仕事の表面的なやり方を教える以上に、この部分こそ先輩や上司や経験者がしっかりと導くべきだと思っています。
雛鳥を導くに相応しい親鳥
こういう雛鳥に、親鳥が「あなたのCanからすると、こういうWillを持って進んでいけるんだよ」と気づきを与え、適切な道筋に導いてあげる事が、雛鳥に対する親鳥の適切ん孵化のサポートだと捉えています。
当然そういう誘いができる親鳥というのは、業務状況を俯瞰的に把握しており、さらに、その雛鳥個体のCanを掌握できていないといけません。さらには自分が過去雛鳥だったとき、先輩親鳥に育てられ、今の場所に至っている経験を体系的に理解できている事も大事です。
この誘いをテキトーにやるマネージャーを散々見てきました。決まって雛鳥は適した場所、適切な仕事に対する認知を持つ事ができず、最悪道を見失い退職までつながります。

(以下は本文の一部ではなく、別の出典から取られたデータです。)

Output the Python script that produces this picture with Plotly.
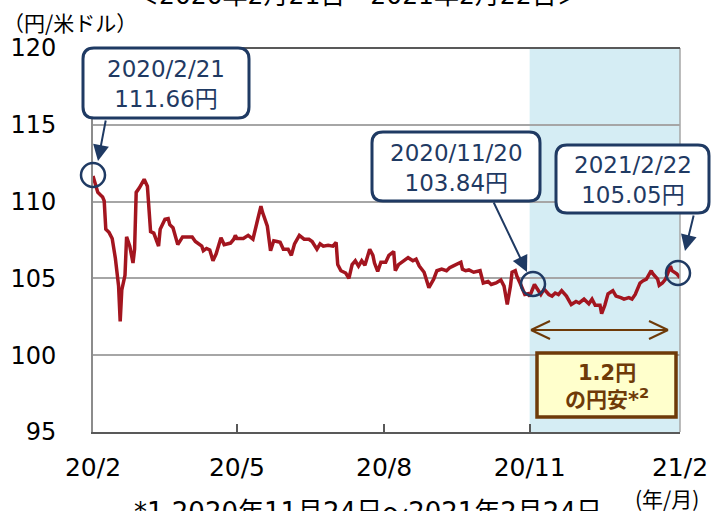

前項で書いた「仕事MGRに必要な能力」というのがいかに大切か。それに相応しい能力と人格を持っているのか?が重要なのです。
まとめ
「孵化するに相応しい雛鳥」、「雛鳥を導くに相応しい親鳥」の条件が整って、初めて適切な「啐啄同時」が成立するんだなと、しみじみと思ったわけです。
なので「啐啄同時」というのは、そのタイミングを注意深く図る、というのが本質ではなく、あるべき雛鳥の姿勢、あるべき親鳥の姿勢を真摯に研鑽し続けることによって、いつかわからないが、必ずその時が来る!というモノだと認識し直しました。
逆に、「こいつら全然孵化しねぇ…」と愚痴る親鳥さん、「全然親鳥が引き上げてくれねぇ…」と愚痴る雛鳥さんは、相手ではなく、自分にまだそれに相応しい資格がないのかもしれませんよ、とマッチョな締めくくりで終わります。